Return all lines that include the string "document".

* **GIVEN DATA**
============

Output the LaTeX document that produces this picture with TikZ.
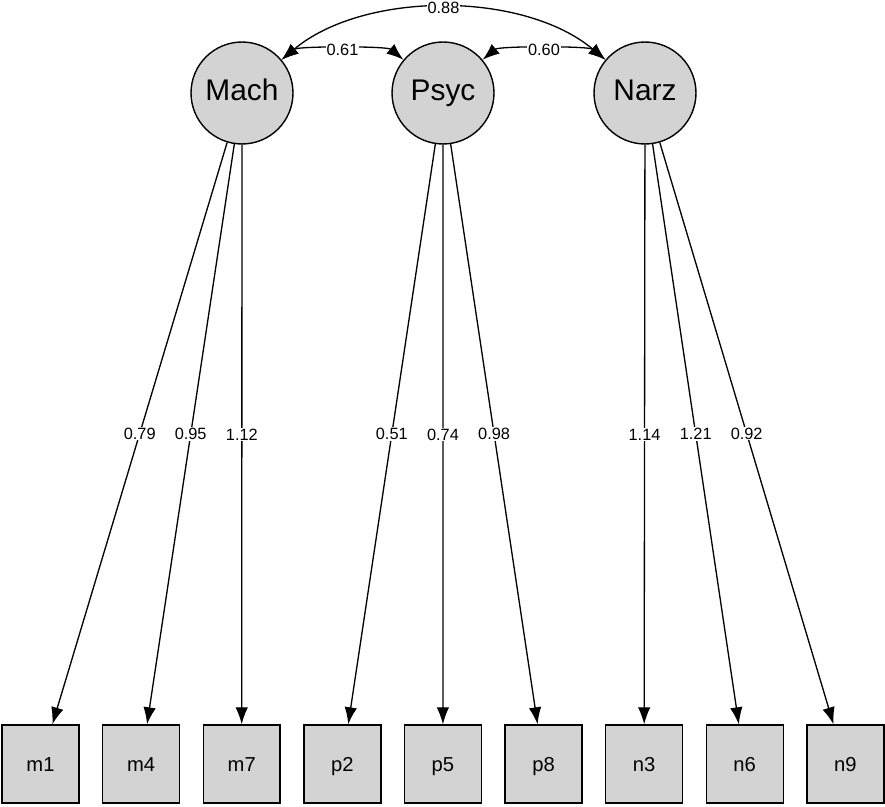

============

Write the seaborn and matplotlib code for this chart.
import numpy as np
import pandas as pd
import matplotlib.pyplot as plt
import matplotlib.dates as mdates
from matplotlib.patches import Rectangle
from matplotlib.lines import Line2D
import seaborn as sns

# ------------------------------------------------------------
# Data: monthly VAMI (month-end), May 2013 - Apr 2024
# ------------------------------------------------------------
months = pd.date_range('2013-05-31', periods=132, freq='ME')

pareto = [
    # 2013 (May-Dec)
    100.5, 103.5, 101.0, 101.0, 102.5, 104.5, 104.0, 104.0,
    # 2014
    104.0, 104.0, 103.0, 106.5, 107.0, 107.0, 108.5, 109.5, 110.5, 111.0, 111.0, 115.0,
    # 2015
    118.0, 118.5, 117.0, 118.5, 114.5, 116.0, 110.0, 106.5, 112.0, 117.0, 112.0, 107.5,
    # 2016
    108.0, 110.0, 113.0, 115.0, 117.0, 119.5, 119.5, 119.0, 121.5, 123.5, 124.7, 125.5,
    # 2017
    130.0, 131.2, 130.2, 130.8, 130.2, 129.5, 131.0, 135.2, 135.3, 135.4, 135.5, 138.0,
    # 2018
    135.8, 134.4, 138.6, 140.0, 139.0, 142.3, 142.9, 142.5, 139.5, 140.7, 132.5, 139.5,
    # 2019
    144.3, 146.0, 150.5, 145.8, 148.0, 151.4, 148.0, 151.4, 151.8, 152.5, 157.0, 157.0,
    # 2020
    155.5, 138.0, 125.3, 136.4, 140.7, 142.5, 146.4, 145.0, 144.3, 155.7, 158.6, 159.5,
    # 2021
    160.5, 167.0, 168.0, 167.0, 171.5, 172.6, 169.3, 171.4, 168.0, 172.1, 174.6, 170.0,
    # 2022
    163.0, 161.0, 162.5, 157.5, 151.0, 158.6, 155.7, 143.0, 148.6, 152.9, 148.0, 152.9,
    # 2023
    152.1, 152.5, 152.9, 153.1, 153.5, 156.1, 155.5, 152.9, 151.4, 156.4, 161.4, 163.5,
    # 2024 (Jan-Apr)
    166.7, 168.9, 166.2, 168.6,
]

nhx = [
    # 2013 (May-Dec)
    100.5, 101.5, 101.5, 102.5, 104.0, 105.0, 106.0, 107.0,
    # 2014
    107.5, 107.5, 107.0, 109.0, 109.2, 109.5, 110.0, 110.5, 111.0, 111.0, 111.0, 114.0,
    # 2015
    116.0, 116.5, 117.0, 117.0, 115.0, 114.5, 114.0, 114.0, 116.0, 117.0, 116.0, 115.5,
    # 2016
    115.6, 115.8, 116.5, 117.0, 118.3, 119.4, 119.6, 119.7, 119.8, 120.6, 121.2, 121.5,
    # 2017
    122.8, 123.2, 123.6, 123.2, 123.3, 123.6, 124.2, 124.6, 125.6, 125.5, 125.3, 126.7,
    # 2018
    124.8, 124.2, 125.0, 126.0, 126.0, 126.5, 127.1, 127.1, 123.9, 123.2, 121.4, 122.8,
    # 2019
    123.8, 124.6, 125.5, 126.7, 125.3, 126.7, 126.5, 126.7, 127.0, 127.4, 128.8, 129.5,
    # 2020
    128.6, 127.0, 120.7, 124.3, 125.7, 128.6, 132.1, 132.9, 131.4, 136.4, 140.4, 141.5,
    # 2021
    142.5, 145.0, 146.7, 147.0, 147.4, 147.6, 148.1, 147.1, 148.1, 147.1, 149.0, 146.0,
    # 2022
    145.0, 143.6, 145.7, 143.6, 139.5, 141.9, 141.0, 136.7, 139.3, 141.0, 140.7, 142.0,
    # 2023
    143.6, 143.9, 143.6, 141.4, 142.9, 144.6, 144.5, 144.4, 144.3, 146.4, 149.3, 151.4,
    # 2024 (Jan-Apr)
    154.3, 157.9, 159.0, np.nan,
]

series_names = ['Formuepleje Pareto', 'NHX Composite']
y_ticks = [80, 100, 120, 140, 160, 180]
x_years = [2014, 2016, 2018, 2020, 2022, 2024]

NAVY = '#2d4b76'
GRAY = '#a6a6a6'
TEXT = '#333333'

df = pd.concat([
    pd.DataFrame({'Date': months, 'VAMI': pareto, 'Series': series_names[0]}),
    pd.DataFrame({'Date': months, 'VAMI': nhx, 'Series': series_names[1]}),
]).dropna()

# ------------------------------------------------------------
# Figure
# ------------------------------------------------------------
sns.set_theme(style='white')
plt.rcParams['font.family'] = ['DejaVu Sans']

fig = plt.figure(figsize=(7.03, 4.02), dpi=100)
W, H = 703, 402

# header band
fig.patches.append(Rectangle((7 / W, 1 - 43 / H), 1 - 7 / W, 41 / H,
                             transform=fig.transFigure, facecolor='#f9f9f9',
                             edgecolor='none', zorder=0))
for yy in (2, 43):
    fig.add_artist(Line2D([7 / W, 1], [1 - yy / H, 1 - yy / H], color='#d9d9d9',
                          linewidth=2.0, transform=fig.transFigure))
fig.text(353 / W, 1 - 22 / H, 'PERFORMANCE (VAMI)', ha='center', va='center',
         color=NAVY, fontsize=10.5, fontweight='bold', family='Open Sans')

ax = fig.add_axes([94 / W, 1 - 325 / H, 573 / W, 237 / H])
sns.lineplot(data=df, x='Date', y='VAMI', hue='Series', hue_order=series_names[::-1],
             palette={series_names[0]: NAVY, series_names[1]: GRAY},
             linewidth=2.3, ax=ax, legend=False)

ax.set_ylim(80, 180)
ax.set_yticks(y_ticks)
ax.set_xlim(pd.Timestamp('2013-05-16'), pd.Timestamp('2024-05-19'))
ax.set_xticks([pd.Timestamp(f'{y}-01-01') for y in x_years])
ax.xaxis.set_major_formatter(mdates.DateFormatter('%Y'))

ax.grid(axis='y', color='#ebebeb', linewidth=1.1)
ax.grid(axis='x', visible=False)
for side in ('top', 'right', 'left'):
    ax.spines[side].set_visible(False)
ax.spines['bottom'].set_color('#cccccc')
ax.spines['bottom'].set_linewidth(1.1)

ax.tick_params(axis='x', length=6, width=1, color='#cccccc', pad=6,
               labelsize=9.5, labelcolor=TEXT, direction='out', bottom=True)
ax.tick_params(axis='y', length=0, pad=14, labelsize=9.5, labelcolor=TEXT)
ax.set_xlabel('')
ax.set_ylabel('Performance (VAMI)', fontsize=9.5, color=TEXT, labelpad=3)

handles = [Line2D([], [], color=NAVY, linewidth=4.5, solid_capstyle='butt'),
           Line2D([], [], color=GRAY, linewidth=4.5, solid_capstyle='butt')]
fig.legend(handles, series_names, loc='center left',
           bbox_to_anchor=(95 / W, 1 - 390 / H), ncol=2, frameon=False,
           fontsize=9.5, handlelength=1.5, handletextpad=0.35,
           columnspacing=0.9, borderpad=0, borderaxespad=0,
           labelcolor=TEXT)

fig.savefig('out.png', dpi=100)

============

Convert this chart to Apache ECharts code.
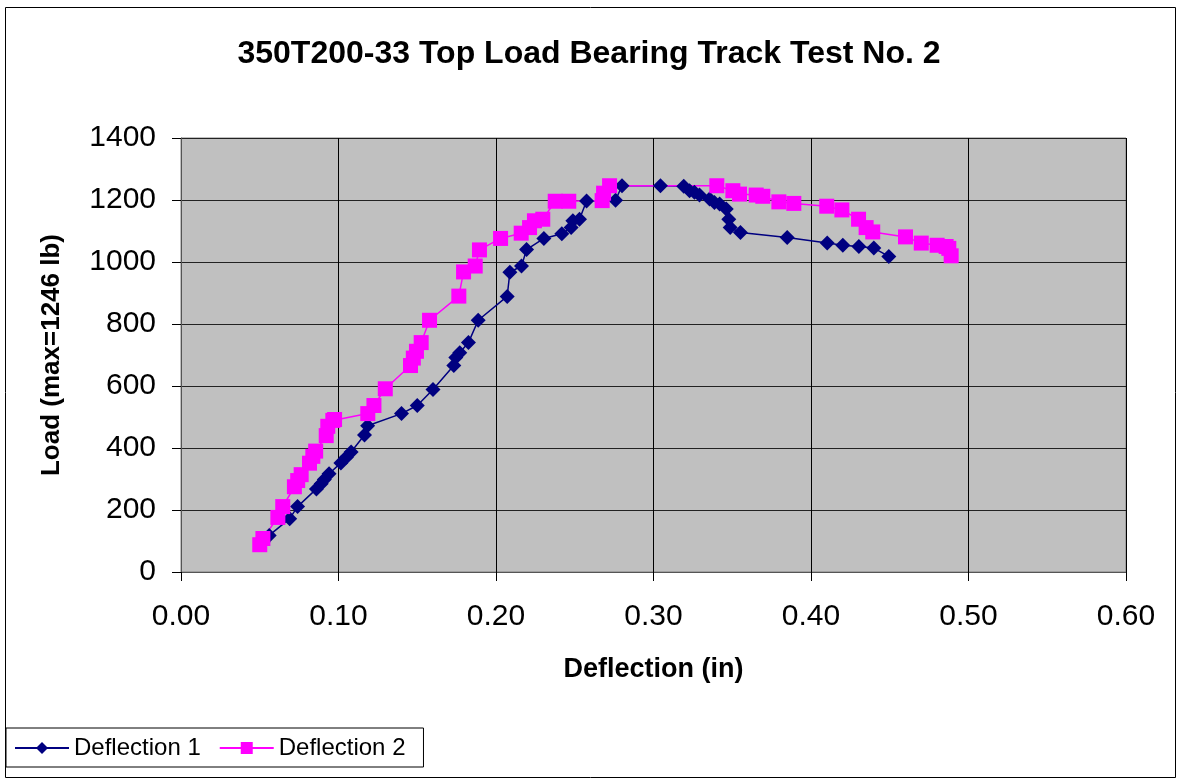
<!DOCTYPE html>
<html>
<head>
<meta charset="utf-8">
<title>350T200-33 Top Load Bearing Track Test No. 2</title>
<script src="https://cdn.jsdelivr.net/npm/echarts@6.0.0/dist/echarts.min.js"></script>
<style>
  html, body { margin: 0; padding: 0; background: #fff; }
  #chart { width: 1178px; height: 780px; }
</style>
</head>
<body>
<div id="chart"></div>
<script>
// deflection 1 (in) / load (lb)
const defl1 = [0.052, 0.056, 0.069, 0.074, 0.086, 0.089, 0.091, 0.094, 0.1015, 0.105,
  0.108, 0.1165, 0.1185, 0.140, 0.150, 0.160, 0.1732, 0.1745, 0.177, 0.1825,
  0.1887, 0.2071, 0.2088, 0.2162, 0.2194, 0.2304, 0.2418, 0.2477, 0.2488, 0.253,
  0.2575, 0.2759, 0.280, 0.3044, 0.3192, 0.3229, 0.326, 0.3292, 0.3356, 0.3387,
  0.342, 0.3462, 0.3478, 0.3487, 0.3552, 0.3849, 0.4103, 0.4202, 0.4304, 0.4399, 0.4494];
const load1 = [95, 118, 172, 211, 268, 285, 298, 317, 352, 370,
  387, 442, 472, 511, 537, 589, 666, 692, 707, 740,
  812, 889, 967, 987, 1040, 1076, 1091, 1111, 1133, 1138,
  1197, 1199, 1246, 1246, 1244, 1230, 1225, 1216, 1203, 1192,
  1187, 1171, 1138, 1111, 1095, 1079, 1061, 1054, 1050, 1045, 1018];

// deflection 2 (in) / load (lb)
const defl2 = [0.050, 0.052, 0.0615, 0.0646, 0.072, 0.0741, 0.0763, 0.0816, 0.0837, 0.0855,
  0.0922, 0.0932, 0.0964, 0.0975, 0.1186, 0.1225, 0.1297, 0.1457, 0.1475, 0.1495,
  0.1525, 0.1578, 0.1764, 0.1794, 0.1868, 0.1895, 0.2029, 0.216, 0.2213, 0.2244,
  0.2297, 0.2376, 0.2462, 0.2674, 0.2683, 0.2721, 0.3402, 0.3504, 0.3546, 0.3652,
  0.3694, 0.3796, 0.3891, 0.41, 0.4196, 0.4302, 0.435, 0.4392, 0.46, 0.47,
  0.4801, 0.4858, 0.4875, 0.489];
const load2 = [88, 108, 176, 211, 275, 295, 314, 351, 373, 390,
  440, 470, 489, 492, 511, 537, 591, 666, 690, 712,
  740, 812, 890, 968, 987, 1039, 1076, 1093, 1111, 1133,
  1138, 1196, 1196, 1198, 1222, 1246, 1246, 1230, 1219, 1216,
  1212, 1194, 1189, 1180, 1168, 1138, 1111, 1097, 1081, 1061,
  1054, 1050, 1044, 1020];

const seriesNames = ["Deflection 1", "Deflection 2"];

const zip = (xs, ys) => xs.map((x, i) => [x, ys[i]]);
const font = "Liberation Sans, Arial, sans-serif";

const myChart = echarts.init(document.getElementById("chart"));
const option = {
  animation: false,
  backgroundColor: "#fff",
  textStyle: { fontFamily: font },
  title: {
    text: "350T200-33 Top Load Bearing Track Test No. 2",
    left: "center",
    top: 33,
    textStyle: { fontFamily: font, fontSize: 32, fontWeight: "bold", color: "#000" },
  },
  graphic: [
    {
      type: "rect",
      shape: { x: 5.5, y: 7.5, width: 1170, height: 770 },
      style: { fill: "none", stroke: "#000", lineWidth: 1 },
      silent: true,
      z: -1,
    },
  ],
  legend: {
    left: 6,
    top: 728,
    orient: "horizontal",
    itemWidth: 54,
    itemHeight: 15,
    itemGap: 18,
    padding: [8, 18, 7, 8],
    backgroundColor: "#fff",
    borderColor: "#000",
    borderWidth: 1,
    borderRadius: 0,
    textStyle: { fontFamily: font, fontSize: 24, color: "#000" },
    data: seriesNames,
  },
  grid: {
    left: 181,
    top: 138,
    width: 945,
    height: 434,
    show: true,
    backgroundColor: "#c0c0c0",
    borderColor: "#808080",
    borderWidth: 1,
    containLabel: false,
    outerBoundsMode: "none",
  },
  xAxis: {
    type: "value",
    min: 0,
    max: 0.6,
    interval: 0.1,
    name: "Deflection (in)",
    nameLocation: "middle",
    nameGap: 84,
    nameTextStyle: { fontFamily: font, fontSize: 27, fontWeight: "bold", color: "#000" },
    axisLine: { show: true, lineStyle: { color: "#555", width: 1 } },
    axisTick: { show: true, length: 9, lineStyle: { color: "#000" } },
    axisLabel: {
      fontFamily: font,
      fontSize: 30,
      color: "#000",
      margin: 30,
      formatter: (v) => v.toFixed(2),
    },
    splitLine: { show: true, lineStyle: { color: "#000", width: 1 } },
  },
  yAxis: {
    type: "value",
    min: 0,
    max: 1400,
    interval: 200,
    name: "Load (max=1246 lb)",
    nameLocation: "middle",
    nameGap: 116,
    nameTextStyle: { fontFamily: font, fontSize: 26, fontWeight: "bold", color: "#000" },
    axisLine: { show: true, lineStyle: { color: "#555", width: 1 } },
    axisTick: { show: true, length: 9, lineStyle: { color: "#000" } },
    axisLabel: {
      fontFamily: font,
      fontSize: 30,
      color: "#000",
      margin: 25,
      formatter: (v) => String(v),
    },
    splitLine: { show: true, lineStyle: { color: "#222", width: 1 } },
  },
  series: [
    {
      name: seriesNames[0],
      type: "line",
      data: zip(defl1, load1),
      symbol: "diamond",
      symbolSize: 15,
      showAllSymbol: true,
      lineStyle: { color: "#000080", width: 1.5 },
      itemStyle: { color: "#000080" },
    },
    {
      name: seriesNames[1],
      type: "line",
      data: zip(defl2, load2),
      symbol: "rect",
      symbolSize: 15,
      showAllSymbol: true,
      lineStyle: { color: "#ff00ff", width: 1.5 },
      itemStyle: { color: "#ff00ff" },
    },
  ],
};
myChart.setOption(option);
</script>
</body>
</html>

============

* **FINISHED EXERCISE**
Output the LaTeX document that produces this picture with TikZ.
const myChart = echarts.init(document.getElementById("chart"));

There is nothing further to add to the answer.